Non sarà facile trovare un’intesa perché la presidenza della Commissione fa parte di una rosa con diversi petali: va trovato l’accordo su chi guiderà la sezione “’esteri” della Ue a cavallo tra Consiglio e Commissione (l’alto rappresentante per la politica estera e di sicurezza è attualmente il socialista Josep Borrell), sul nuovo presidente del Consiglio Europeo (attualmente è il liberale Charles Michel), la presidenza dell’Europarlamento (attualmente retta dalla popolare Roberta Metsola nella seconda parte del mandato dopo David Sassoli che era del gruppo socialista). Per quanto la presidenza dell’Europarlamento sia considerata generalmente parte di questa rosa, il suo peso – almeno finora – non eguaglia il peso delle altre cariche istituzionali e certamente di Commissione e Consiglio.

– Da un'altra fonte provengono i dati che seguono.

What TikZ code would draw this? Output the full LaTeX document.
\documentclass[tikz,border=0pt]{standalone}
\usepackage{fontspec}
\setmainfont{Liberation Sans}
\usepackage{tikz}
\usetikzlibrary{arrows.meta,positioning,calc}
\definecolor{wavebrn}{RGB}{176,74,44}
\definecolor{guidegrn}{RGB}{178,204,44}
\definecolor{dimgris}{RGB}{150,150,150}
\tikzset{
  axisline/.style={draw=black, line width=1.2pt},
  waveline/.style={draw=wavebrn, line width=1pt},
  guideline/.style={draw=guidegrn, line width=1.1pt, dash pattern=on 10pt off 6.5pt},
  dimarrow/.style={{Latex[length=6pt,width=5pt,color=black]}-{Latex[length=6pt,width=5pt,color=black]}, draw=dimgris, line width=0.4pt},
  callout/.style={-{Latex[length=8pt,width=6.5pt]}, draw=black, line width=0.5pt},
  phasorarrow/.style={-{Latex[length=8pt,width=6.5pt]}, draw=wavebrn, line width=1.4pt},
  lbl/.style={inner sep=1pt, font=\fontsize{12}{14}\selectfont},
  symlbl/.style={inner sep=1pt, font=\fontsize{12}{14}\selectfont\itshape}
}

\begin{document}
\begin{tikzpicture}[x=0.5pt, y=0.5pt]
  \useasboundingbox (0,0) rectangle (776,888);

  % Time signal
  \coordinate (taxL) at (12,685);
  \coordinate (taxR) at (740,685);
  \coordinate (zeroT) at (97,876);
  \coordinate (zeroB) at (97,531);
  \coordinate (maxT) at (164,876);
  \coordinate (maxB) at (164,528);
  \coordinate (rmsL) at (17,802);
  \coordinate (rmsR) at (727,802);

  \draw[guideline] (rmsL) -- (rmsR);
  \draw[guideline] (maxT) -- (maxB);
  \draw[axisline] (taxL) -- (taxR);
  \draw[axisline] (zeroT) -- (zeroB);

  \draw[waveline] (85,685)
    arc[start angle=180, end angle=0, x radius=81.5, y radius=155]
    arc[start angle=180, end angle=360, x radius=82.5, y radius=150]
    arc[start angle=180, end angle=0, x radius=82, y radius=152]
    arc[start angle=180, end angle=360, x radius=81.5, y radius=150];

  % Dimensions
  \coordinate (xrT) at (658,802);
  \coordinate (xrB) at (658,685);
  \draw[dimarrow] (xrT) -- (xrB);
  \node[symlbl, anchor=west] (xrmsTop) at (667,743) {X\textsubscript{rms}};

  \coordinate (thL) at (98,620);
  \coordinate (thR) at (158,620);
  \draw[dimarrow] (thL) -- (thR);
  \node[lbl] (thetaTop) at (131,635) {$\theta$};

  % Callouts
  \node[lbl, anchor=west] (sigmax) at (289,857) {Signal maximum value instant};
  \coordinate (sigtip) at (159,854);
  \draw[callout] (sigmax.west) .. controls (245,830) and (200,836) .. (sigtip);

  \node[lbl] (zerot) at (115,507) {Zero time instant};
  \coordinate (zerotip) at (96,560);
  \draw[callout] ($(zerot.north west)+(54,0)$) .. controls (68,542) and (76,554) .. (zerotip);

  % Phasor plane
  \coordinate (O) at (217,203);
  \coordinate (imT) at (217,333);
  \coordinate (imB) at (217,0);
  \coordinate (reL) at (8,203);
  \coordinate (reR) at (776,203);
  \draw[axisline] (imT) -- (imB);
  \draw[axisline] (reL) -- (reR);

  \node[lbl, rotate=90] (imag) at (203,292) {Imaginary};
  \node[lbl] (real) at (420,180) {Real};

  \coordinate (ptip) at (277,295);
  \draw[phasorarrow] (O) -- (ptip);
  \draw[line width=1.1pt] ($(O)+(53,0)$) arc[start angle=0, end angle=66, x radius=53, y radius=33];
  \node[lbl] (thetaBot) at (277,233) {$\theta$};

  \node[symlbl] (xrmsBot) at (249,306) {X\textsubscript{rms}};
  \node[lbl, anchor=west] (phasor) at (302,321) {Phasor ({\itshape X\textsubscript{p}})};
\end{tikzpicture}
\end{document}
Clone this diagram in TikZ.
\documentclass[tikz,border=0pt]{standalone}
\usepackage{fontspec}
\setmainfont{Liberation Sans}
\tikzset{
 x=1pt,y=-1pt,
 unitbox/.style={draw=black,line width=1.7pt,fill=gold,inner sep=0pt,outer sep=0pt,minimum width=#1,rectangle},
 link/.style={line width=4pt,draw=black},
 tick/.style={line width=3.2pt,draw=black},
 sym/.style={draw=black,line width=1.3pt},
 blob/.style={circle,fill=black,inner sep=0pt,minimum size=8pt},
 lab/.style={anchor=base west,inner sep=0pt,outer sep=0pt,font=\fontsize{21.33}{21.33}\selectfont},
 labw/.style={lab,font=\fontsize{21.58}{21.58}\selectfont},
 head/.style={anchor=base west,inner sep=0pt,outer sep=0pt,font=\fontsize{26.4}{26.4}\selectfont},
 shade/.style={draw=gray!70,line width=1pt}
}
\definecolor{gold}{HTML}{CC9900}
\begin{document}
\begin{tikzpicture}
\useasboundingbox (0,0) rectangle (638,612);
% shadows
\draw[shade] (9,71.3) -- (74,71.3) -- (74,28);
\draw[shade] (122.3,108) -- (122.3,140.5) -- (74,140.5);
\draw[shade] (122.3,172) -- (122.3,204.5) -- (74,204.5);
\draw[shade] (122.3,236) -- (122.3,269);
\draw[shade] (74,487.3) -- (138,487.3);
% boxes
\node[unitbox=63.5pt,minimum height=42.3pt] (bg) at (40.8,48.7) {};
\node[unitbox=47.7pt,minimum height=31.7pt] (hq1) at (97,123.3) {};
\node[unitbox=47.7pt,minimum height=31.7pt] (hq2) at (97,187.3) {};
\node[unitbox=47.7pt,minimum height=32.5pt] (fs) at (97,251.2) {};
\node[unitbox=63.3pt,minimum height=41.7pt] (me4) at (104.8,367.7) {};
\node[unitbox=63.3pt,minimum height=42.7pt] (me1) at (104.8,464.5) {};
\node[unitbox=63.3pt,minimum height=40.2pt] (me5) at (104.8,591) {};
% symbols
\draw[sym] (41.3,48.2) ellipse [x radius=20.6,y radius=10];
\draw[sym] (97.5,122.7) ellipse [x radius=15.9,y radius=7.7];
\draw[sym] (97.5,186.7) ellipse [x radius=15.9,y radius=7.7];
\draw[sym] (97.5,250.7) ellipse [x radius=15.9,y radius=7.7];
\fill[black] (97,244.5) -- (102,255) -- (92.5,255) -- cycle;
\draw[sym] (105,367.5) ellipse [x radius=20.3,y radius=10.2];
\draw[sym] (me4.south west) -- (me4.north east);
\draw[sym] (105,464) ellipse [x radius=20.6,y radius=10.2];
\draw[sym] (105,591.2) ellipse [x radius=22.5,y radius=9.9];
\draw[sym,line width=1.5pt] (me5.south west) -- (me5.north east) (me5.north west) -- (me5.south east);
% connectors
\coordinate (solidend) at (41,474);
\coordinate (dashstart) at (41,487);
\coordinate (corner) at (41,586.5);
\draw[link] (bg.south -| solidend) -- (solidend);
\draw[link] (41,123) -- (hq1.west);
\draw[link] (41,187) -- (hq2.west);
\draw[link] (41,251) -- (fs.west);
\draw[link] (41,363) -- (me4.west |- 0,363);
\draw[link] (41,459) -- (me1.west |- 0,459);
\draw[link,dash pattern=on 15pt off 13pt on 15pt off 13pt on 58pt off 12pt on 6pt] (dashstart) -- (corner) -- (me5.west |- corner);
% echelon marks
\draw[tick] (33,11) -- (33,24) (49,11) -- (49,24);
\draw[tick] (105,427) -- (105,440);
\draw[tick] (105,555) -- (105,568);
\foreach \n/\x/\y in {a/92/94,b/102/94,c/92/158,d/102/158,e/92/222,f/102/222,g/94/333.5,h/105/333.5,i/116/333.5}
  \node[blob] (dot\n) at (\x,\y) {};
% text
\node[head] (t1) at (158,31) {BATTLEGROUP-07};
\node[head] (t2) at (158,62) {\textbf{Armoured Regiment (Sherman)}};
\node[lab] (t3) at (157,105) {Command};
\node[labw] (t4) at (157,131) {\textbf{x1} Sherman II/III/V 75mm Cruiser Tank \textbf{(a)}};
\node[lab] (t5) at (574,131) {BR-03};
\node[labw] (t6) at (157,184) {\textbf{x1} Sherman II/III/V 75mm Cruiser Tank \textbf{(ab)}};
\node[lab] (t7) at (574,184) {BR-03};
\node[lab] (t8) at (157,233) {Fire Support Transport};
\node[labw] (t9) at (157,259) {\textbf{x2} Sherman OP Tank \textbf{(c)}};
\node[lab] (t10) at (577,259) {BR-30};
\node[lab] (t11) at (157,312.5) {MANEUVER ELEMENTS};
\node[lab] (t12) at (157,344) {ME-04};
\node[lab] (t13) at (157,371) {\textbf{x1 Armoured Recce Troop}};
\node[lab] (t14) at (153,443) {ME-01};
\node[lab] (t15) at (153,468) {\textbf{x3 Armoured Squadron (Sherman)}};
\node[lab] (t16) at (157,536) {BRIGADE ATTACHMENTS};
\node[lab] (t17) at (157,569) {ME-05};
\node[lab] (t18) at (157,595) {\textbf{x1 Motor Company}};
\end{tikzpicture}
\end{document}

Si comprende così l’intrecciarsi di interessi diversi da cui originano i compromessi sulle cariche Ue, interessi che sono di stato, di partito (famiglie politiche europee), di dimensione dei paesi in gioco, di schieramento geo-politico (est-ovest, sud-nord). In tale contesto per quanto riguarda l’Italia guidata dal governo di destra-centro potrebbe darsi il caso di un sì in sede di Consiglio alla candidatura von der Leyen e di una spaccatura dei tre partiti di governo all’Europarlamento: Forza Italia sosterrebbe ovviamente la presidente della Commissione, non la sosterrebbe la Lega, presumibilmente al contrario di Fratelli d’Italia. Almeno questo è uno scenario possibile. Salvo che dalle urne escano davvero sorprese di cui ora non si vedono i segni.
Per quanto riguarda le candidature agli altri posti qualsiasi indicazione è prematura. Periodicamente negli ultimi tempi emerge il nome di Mario Draghi alla presidenza del Consiglio Europeo cui – si è detto e scritto – penserebbe Macron. La sua personalità politica non ha eguali dato il “background” di massima responsabilità tecnica come banchiere centrale e premier in Italia, che nessuno in realtà possiede nell’Unione europea. Se si adotta un punto di vista interno alla Ue, una candidatura Draghi dovrebbe essere il risultato di una scelta di maggiore condivisione di poteri a livelli europeo dato che sarebbe abbastanza assurdo ritenere possa limitarsi a una funzione di semplice facilitazione del negoziato permanente tra i 27. Di una tale impostazione non vi sono molto tracce. Se si adotta un punto di vista più generale, cioè quello della funzione dell’Unione Europa su scala globale, una personalità di quel genere farebbe proprio al caso della Ue soprattutto data l’incertezza su quanto potrebbe emergere dal voto americano a fine anno (il rischio ritorno di Trump). E tenendo conto delle emergenze politiche ed economiche che la Ue deve fronteggiare (ruolo globale, relazioni con Usa e Cina, guerre in corso, sicurezza economica e strategica continentale) e che richiederebbero tutte soluzioni più comunitarie (o federali “tout court”) e non nazionali, una soluzione Draghi potrebbe anche avere effetti positivi sulla stessa politica “interna” dell’Unione. Però Draghi non è riconducibile ad alcun partito e anche questo, con ogni probabilità, rende l’ipotesi ancora più difficile da realizzarsi.
Quanto agli altri “spitzenkandidaten”, il Pse punta all’attuale commissario agli affari sociali Nicolas Schmit (lussemburghese) mentre i Verdi hanno indicato il tedesco Terry Reintke e l’olandese Bas Eickhout i loro rappresentanti di punta nella campagna elettorale.